**EXERCISE GOAL:**
Which lines contain the word "this"? Return each of them as written.

[Entries with chart source code]

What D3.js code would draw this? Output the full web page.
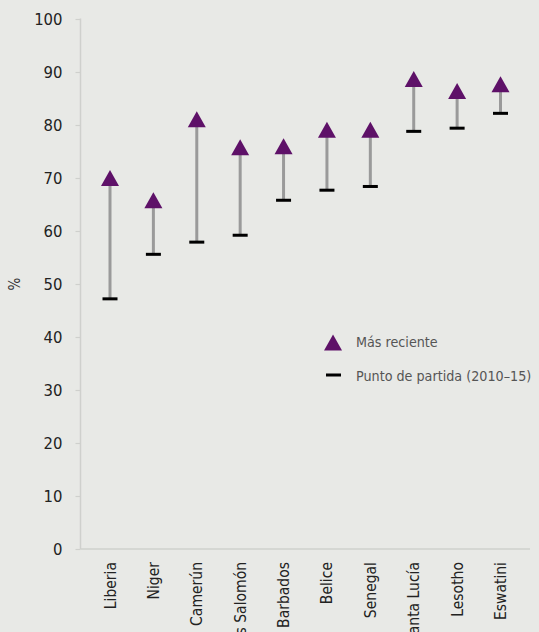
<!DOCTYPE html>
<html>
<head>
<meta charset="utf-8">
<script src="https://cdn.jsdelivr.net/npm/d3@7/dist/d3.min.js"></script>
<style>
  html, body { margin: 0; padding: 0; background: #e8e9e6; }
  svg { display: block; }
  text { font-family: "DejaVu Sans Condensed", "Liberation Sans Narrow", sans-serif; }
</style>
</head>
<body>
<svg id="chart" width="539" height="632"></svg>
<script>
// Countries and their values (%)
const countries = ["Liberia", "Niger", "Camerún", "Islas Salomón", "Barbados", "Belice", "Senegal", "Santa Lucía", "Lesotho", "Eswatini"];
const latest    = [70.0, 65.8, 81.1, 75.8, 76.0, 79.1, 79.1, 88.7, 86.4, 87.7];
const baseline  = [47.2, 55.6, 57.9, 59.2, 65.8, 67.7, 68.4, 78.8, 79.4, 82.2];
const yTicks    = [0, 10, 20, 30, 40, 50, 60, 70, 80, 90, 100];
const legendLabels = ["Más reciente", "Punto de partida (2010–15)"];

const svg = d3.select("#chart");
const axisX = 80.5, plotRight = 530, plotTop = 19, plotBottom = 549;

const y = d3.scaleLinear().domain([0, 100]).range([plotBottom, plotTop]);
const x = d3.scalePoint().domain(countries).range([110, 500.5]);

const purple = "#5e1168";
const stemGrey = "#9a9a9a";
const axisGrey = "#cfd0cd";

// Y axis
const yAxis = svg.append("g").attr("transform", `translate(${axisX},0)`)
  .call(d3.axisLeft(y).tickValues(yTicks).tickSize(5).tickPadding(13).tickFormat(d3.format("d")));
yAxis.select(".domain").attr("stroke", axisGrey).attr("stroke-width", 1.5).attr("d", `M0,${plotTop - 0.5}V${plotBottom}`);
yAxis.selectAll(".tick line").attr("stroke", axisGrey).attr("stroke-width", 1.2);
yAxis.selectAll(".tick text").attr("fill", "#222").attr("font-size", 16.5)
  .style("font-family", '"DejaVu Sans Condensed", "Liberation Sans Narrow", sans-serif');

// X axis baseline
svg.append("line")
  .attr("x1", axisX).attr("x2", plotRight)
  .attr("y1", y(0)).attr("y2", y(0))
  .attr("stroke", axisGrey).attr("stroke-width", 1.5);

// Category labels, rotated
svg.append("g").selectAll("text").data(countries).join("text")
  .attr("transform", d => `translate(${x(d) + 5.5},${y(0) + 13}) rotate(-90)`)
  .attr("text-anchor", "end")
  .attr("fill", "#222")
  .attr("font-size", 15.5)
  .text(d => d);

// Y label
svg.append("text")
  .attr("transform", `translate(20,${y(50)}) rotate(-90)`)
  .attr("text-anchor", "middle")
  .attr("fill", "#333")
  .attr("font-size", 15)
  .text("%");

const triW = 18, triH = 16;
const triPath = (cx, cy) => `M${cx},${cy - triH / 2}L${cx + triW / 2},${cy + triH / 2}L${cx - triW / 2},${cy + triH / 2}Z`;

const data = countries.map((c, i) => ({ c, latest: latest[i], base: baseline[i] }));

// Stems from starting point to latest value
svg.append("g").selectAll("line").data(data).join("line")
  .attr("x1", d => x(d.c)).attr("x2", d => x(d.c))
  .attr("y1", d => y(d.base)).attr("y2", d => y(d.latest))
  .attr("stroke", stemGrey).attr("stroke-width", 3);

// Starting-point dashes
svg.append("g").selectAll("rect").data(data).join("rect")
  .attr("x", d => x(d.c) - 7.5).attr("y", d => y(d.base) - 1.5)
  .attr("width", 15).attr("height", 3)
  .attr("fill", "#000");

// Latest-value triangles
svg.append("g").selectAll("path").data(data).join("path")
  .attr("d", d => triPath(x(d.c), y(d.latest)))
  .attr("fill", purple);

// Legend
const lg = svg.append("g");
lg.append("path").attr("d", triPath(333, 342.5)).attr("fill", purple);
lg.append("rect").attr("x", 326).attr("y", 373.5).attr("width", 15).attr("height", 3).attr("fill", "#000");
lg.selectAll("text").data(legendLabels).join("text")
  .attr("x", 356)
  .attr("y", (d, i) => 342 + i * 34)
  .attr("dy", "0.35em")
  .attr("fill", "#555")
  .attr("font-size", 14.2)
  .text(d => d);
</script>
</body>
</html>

---

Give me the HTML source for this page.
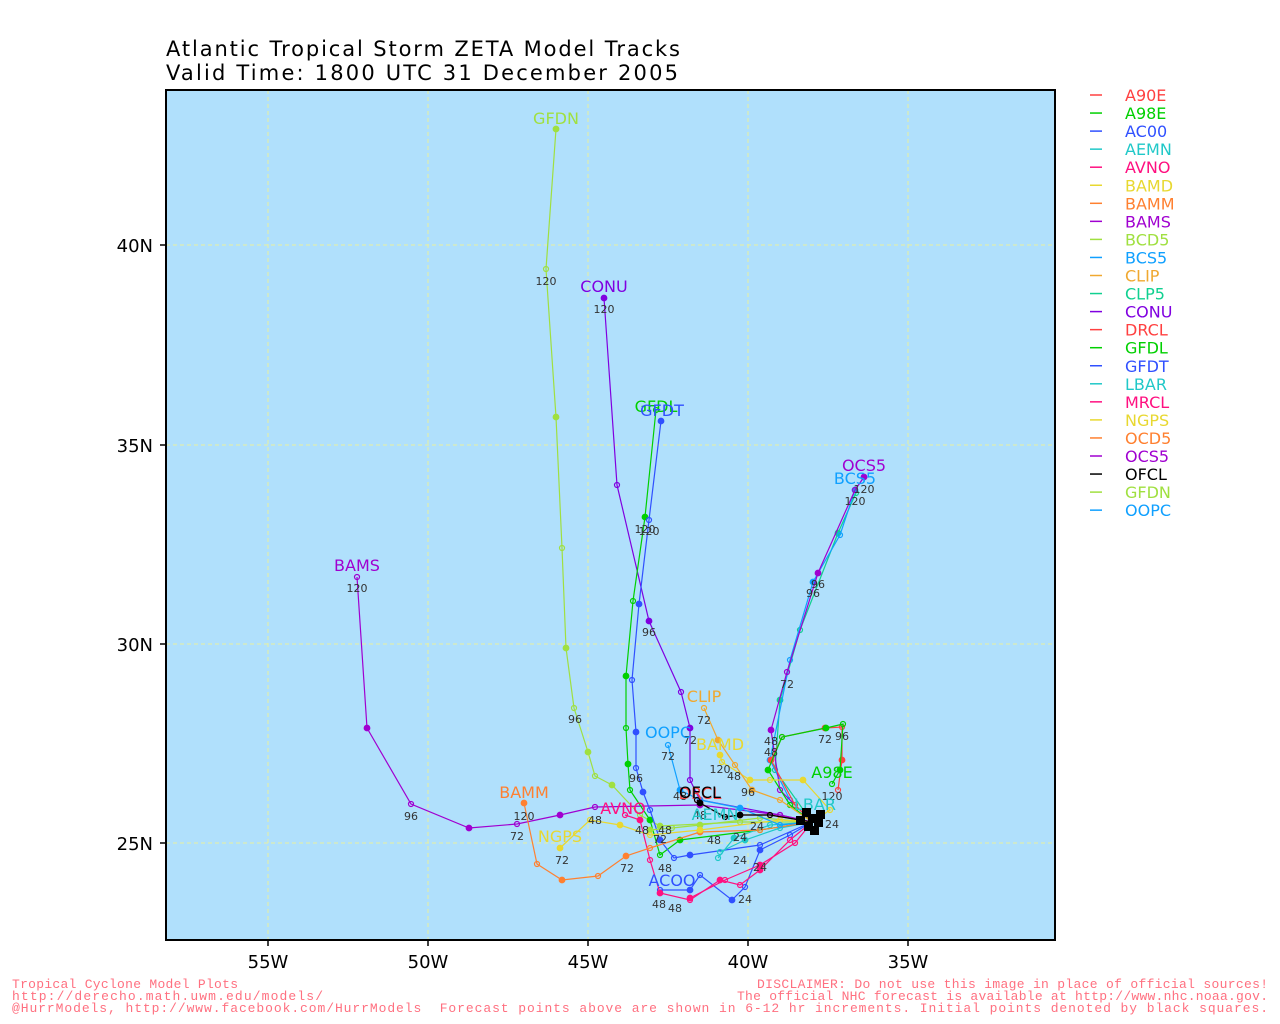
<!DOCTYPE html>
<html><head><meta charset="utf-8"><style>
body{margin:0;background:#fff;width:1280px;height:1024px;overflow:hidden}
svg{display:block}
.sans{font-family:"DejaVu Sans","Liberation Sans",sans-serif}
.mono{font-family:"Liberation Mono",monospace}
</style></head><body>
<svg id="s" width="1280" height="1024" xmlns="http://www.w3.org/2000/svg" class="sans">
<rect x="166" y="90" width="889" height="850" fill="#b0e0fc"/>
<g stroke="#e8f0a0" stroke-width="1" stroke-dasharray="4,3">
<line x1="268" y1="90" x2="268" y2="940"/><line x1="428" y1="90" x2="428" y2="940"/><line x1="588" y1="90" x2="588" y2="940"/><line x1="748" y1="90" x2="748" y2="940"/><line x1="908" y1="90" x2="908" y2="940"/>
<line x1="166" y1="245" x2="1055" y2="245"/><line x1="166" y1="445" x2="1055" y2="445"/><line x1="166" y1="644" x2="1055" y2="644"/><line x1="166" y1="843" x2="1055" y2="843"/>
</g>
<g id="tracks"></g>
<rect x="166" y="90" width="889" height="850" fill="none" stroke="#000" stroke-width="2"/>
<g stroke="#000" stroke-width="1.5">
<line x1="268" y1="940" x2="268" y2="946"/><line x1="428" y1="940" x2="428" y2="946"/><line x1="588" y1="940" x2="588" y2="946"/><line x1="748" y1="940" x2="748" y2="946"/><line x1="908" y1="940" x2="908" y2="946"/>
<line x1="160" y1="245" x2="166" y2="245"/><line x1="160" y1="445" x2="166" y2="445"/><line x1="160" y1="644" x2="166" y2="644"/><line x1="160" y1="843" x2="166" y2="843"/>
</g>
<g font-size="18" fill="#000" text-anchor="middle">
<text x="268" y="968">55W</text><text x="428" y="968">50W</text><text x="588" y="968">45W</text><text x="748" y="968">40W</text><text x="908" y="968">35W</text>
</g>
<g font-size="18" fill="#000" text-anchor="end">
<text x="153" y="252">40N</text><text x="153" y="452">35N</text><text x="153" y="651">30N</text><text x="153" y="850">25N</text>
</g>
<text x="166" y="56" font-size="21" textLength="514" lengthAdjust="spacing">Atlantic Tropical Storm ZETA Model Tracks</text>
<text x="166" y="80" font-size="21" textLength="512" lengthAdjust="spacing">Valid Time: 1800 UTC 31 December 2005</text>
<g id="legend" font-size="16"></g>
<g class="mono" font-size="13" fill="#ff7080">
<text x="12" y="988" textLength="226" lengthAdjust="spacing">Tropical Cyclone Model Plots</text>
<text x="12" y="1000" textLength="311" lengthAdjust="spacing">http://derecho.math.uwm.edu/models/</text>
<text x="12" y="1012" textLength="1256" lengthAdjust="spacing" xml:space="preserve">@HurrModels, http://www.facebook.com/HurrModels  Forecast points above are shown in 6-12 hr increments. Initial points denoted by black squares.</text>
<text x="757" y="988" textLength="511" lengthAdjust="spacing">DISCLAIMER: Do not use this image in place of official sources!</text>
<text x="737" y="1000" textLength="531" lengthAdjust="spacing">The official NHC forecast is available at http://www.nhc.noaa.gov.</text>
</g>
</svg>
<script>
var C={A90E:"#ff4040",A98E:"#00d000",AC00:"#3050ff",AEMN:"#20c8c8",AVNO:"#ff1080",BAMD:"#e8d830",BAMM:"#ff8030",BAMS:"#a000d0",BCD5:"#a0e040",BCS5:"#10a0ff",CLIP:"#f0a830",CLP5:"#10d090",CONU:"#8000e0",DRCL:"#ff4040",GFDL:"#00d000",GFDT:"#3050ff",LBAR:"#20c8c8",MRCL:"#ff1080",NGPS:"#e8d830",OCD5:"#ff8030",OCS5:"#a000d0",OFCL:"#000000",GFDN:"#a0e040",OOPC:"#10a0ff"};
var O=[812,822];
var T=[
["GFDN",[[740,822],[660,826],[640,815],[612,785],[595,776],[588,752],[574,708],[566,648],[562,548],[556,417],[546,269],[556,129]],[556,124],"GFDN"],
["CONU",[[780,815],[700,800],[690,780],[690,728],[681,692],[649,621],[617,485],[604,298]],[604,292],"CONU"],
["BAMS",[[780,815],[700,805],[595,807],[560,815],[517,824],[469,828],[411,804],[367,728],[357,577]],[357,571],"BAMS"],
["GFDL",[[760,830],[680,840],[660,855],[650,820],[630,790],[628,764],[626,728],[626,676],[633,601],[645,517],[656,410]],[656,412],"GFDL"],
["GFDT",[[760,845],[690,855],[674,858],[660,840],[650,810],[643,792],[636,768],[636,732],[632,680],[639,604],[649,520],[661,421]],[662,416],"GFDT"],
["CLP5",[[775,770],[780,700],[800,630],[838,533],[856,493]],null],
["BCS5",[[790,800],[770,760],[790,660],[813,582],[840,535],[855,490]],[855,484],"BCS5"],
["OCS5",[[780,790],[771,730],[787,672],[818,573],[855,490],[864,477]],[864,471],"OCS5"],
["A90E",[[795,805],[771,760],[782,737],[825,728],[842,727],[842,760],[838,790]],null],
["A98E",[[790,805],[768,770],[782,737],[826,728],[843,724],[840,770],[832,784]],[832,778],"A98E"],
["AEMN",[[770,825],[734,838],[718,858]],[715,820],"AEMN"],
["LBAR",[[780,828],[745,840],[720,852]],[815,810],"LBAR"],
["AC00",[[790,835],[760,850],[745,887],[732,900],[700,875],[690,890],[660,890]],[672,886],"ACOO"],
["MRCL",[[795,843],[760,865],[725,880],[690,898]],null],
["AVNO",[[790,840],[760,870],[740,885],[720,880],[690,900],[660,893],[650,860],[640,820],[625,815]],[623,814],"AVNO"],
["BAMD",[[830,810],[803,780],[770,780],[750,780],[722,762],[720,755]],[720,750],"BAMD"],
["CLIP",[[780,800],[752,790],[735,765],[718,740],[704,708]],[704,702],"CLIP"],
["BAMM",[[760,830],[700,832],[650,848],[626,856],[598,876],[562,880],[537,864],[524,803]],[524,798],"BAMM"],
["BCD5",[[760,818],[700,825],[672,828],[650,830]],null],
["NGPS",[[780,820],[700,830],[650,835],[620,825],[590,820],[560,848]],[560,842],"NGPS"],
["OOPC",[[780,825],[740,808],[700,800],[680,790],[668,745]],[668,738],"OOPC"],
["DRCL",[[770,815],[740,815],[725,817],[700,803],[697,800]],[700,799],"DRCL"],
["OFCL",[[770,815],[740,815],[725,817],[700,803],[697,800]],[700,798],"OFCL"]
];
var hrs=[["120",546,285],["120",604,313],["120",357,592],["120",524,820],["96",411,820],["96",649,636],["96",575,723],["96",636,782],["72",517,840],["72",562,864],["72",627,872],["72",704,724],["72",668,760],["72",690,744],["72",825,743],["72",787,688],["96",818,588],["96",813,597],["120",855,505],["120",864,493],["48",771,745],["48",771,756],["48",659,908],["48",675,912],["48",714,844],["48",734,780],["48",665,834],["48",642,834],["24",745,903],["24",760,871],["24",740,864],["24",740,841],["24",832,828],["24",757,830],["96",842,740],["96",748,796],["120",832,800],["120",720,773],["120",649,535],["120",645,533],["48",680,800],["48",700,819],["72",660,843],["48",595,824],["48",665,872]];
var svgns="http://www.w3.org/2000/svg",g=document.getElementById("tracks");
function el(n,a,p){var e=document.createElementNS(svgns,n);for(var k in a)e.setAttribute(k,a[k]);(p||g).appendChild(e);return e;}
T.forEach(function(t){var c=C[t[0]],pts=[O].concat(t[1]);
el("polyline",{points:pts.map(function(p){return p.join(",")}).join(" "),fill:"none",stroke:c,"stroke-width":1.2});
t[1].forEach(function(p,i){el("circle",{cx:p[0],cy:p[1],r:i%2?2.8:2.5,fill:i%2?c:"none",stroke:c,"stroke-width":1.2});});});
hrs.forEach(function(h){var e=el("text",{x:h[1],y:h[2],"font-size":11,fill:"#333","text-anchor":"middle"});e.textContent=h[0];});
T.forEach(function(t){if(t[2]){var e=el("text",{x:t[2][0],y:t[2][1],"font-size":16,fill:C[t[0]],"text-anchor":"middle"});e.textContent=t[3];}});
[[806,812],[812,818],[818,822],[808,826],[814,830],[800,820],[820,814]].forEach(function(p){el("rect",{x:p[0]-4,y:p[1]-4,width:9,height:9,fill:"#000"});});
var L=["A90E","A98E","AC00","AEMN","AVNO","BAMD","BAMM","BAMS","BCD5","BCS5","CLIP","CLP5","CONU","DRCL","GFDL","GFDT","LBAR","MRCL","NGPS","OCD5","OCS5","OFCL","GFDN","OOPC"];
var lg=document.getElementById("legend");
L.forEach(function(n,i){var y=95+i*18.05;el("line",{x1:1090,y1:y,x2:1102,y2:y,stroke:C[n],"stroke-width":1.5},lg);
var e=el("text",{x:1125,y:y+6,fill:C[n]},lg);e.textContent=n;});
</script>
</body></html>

**FINISHED ANSWER:**
What D3.js code would draw this? Output the full web page.
Give me the HTML source for this page.
<text x="757" y="988" textLength="511" lengthAdjust="spacing">DISCLAIMER: Do not use this image in place of official sources!</text>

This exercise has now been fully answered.